Times New Roman came out first (1930s), then Times Roman. Times new was spiffed up a bit in the 80s, but mostly a smoothing of a few curves, nothing drsastic; I doubt anything you could tell from a scanned copy. Not sure what was used more in typewriters.
http://www.truetype.demon.co.uk/articles/times.htm
"“Times Roman” is the name used by Linotype, and the name they registered as a trademark for the design in the U.S. “Times New Roman” was and still is the name used by The Monotype Corporation. The face was developed by The Times newspaper for its own use, under the design direction of Stanley Morison. Originally cut by the Monotype Corp. in England, the design was also licensed to Linotype, because The Times used Linotype equipment for much of its actual production. The story of “The Times New Roman” can be found in Stanley Morison’s A Tally of Types, published by Cambridge University Press, with additional, though not quite the same, versions in Nicolas Barker’s biography of Stanley Morison, and in James Moran’s biography of SM. (There should be an apostrophe in that name, “Times’ Roman”, I suppose, though no-one uses it.)

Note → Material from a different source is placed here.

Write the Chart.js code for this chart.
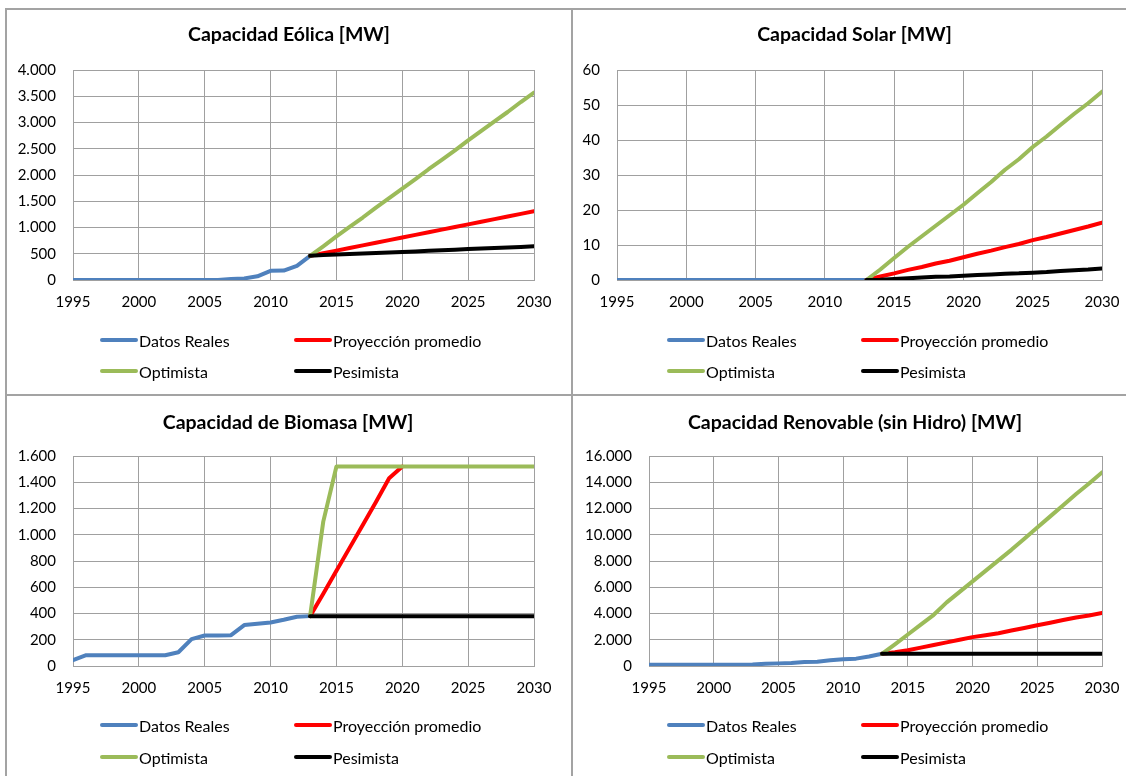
<!DOCTYPE html>
<html>
<head>
<meta charset="utf-8">
<script src="https://cdn.jsdelivr.net/npm/chart.js@4.4.1/dist/chart.umd.min.js"></script>
<style>
  body { margin: 0; background: #fff; overflow: hidden; }
  #page { position: relative; width: 1126px; height: 776px; overflow: hidden; background: #fff; }
  .panel { position: absolute; }
  .panel canvas { position: absolute; left: 0; top: 0; }
  .rule { position: absolute; background: #a3a3a3; }
  .leg { position: absolute; height: 20px; line-height: 20px; display: flex; align-items: center;
         font: 16px Lato, sans-serif; color: #000; white-space: nowrap; }
  .leg i { display: inline-block; width: 38px; height: 4px; border-radius: 2px; margin-right: 1px; }
</style>
</head>
<body>
<div id="page">
  <div class="panel" style="left:0;top:0;width:573px;height:395px">
    <canvas id="eolica" width="573" height="395"></canvas><div id="eolicaLeg"></div>
  </div>
  <div class="panel" style="left:573px;top:0;width:563px;height:395px">
    <canvas id="solar" width="563" height="395"></canvas><div id="solarLeg"></div>
  </div>
  <div class="panel" style="left:0;top:395px;width:573px;height:381px">
    <canvas id="biomasa" width="573" height="381"></canvas><div id="biomasaLeg"></div>
  </div>
  <div class="panel" style="left:573px;top:395px;width:563px;height:381px">
    <canvas id="renovable" width="563" height="381"></canvas><div id="renovableLeg"></div>
  </div>
  <div class="rule" style="left:5px;top:8px;width:1130px;height:2px"></div>
  <div class="rule" style="left:5px;top:8px;width:2px;height:780px"></div>
  <div class="rule" style="left:571px;top:8px;width:2px;height:780px"></div>
  <div class="rule" style="left:5px;top:394px;width:1130px;height:2px"></div>
</div>
<script>
// años
var realYears = [1995, 1996, 1997, 1998, 1999, 2000, 2001, 2002, 2003, 2004,
                 2005, 2006, 2007, 2008, 2009, 2010, 2011, 2012, 2013];
var projYears = [2013, 2014, 2015, 2016, 2017, 2018, 2019, 2020, 2021,
                 2022, 2023, 2024, 2025, 2026, 2027, 2028, 2029, 2030];

var seriesNames = ['Datos Reales', 'Proyección promedio', 'Optimista', 'Pesimista'];
var seriesColors = ['#4F81BD', '#FF0000', '#9BBB59', '#000000'];

// Eólica [MW]
var eolicaReal = [0, 0, 0, 0, 0, 0, 0, 0, 0, 0, 0, 2, 18, 30, 70, 175, 180, 270, 460];
var eolicaProm = [460, 510, 560, 610, 660, 710, 760, 810, 860, 910, 960, 1010, 1060, 1110, 1160, 1210, 1260, 1310];
var eolicaOpt = [460, 640, 830, 1010, 1190, 1380, 1560, 1740, 1920, 2110, 2290, 2470, 2660, 2840, 3020, 3200, 3390, 3570];
var eolicaPes = [460, 475, 485, 495, 505, 515, 525, 535, 545, 555, 565, 575, 590, 600, 610, 620, 630, 645];

// Solar [MW]
var solarReal = [0, 0, 0, 0, 0, 0, 0, 0, 0, 0, 0, 0, 0, 0, 0, 0, 0, 0, 0];
var solarProm = [0, 1, 1.9, 2.9, 3.7, 4.7, 5.5, 6.5, 7.5, 8.4, 9.4, 10.3, 11.4, 12.3, 13.3, 14.3, 15.3, 16.4];
var solarOpt = [0, 3, 6.3, 9.5, 12.5, 15.5, 18.5, 21.5, 24.8, 28, 31.5, 34.5, 38, 41, 44.3, 47.5, 50.5, 53.8];
var solarPes = [0, 0.1, 0.3, 0.5, 0.7, 0.9, 1, 1.2, 1.4, 1.6, 1.8, 1.9, 2.1, 2.3, 2.6, 2.8, 3, 3.3];

// Biomasa [MW]
var biomasaReal = [45, 82, 82, 82, 82, 82, 82, 82, 105, 205, 232, 233, 235, 312, 322, 332, 352, 375, 380];
var biomasaProm = [380, 550, 725, 900, 1075, 1250, 1430, 1520];
var biomasaOpt = [380, 1100, 1520, 1520, 1520, 1520, 1520, 1520, 1520, 1520, 1520, 1520, 1520, 1520, 1520, 1520, 1520, 1520];
var biomasaPes = [380, 380, 380, 380, 380, 380, 380, 380, 380, 380, 380, 380, 380, 380, 380, 380, 380, 380];

// Renovable sin hidro [MW]
var renovReal = [100, 100, 100, 100, 100, 100, 100, 100, 110, 170, 200, 230, 300, 330, 430, 520, 560, 720, 930];
var renovProm = [930, 1050, 1200, 1400, 1600, 1800, 2000, 2200, 2350, 2500, 2700, 2900, 3100, 3300, 3500, 3700, 3850, 4050];
var renovOpt = [930, 1650, 2400, 3150, 3900, 4850, 5650, 6450, 7250, 8050, 8850, 9700, 10550, 11400, 12250, 13100, 13900, 14750];
var renovPes = [930, 930, 930, 930, 930, 930, 930, 930, 930, 930, 930, 930, 930, 930, 930, 930, 930, 930];

var GRID = '#a0a0a0';
Chart.defaults.font.family = 'Lato, sans-serif';
Chart.defaults.color = '#000';

// título centrado sobre el panel, no sobre el área del gráfico
var panelTitle = {
    id: 'panelTitle',
    afterDraw: function (chart, args, opts) {
        var ctx = chart.ctx;
        ctx.save();
        ctx.font = 'bold 19.5px Lato, sans-serif';
        ctx.fillStyle = '#000';
        ctx.textAlign = 'center';
        ctx.textBaseline = 'middle';
        ctx.fillText(opts.text, opts.x, opts.y);
        ctx.restore();
    }
};

function pts(xs, ys) {
    return ys.map(function (y, i) { return {x: xs[i], y: y}; });
}

function miles(v) {
    return String(v).replace(/\B(?=(\d{3})+(?!\d))/g, '.');
}

function htmlLegend(chart, el, box) {
    chart.data.datasets.forEach(function (ds, i) {
        var item = document.createElement('div');
        item.className = 'leg';
        item.style.left = (box.legX + (i % 2) * 194) + 'px';
        item.style.top = (box.legY[Math.floor(i / 2)] - 10) + 'px';
        var sw = document.createElement('i');
        sw.style.background = ds.borderColor;
        item.appendChild(sw);
        item.appendChild(document.createTextNode(ds.label));
        el.appendChild(item);
    });
}

function capacityChart(id, title, yMax, yStep, values, box) {
    var canvas = document.getElementById(id);
    var W = canvas.width, H = canvas.height;
    var datasets = values.map(function (v, i) {
        return {
            label: seriesNames[i],
            data: pts(i === 0 ? realYears : projYears, v),
            borderColor: seriesColors[i],
            backgroundColor: seriesColors[i],
            borderWidth: 4,
            pointRadius: 0,
            tension: 0,
            borderJoinStyle: 'round',
            borderCapStyle: 'round',
            order: 4 - i
        };
    });
    var chart = new Chart(canvas, {
        type: 'line',
        data: {datasets: datasets},
        plugins: [panelTitle],
        options: {
            responsive: false,
            animation: false,
            layout: {padding: {left: 0, right: W - box.right, top: box.top, bottom: 0}},
            plugins: {
                legend: {display: false},
                tooltip: {enabled: false},
                panelTitle: {text: title, x: box.titleX, y: box.titleY}
            },
            scales: {
                x: {
                    type: 'linear',
                    min: 1995,
                    max: 2030,
                    grid: {color: GRID, drawTicks: false},
                    border: {color: GRID},
                    ticks: {
                        stepSize: 5, padding: 13, maxRotation: 0, autoSkip: false,
                        font: {size: 15}, color: '#000',
                        callback: function (v) { return String(v); }
                    },
                    afterFit: function (s) { s.height = H - box.bottom; }
                },
                y: {
                    min: 0,
                    max: yMax,
                    grid: {color: GRID, drawTicks: false},
                    border: {color: GRID},
                    ticks: {
                        stepSize: yStep, padding: 17,
                        font: {size: 15}, color: '#000',
                        callback: function (v) { return miles(v); }
                    },
                    afterFit: function (s) { s.width = box.left; }
                }
            }
        }
    });
    htmlLegend(chart, document.getElementById(id + 'Leg'), box);
    return chart;
}

capacityChart('eolica', 'Capacidad Eólica [MW]', 4000, 500,
    [eolicaReal, eolicaProm, eolicaOpt, eolicaPes],
    {left: 73, right: 534, top: 70, bottom: 280, titleX: 289, titleY: 35, legX: 100, legY: [340, 371]});

capacityChart('solar', 'Capacidad Solar [MW]', 60, 10,
    [solarReal, solarProm, solarOpt, solarPes],
    {left: 44, right: 529, top: 70, bottom: 280, titleX: 281.5, titleY: 35, legX: 94, legY: [340, 371]});

capacityChart('biomasa', 'Capacidad de Biomasa [MW]', 1600, 200,
    [biomasaReal, biomasaProm, biomasaOpt, biomasaPes],
    {left: 73, right: 534, top: 61, bottom: 271, titleX: 288, titleY: 28, legX: 100, legY: [330, 362]});

capacityChart('renovable', 'Capacidad Renovable (sin Hidro) [MW]', 16000, 2000,
    [renovReal, renovProm, renovOpt, renovPes],
    {left: 76, right: 529, top: 61, bottom: 271, titleX: 282, titleY: 28, legX: 94, legY: [330, 362]});
</script>
</body>
</html>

During WWII, the American Linotype company, in a generous spirit of Allied camaraderie, applied for registration of the trademark name “Times Roman” as its own, not Monotype’s or The Times’, and received the registration in 1945. "

I also typed up a memo; it took me 14 tries to get as close as I did; I had to use 13 pt font and turn off all formatting (word’s defaulting was making the 111th formatting at the start really weird). And here is my result: http://www.triorb.com/stuff/gwbdoc2.gif I lined it up according to the “M” on memorandum, and had to adjust my margins way to the right to fit in enought words at the right font size. Maybe other people’s defaults are the same, but mine didn’t match up so well. Some of it could be warpage from many copies, but really, if you have the right font and use basic default settings, you can come pretty close to the typewritten/typeset look if you like; that’s the whole point! Fonts/tabs/margins are supposed to be uniform for multiple decades. Try it yourself! Heck, I’m suspicious that the blogger matched up SO perfectly, after the distressing that a forged doc would have to go through, you’d expect some drift of lines (though not individual characters). I think the blogger’s either pulling some legs or he has a helluva lot more pristine copy than I’ve seen.

I don’t make a comment on the supposed forgeries, I have an interest in fonts but I’m sure the experts know more. But I do know we’ve had proportional fonts for some time, plus special characters; it is not outrageous to think that people who spend a lot of time talking about the 84th or 11th or 3rd division would have the special characters for that. I used to have 1/2 and 3/4 characters on my typewriters; I think I had rd and th charcters as well. And I beleive the WH accepted the docs?

Thanks for that info. I had thought that Times New Roman was created in the 1980’s. I seem to recall something about licensing Times Roman for Postscript use or something like that, so someone created TNR to get around the issue. But maybe that’s just some computer folklore or something.

I did the same comparison you did, Gaudere. Mine came out significantly better. Almost as good as LGF’s, or maybe as good. I didn’t spend a ton of time sizing and moving the layer around and rotating it to find the perfect match. I just stretched it around until I was convinced that it could be matched that well. I did notice a couple of letters that seemed to differ slightly, but it could have been the difference between screen and printer fonts, for all I know.

But what surprised me is not the font shapes being exact, because like you say there are only tiny differences between some of them - differences that may not show on a poor copy on a computer screen. But the spacing surprises me. The leading, character spacing, etc. Now I know those are also part of the font specification, but I didn’t expect it to be that precise. By the end of a long sentence the characters are still lined up perfectly.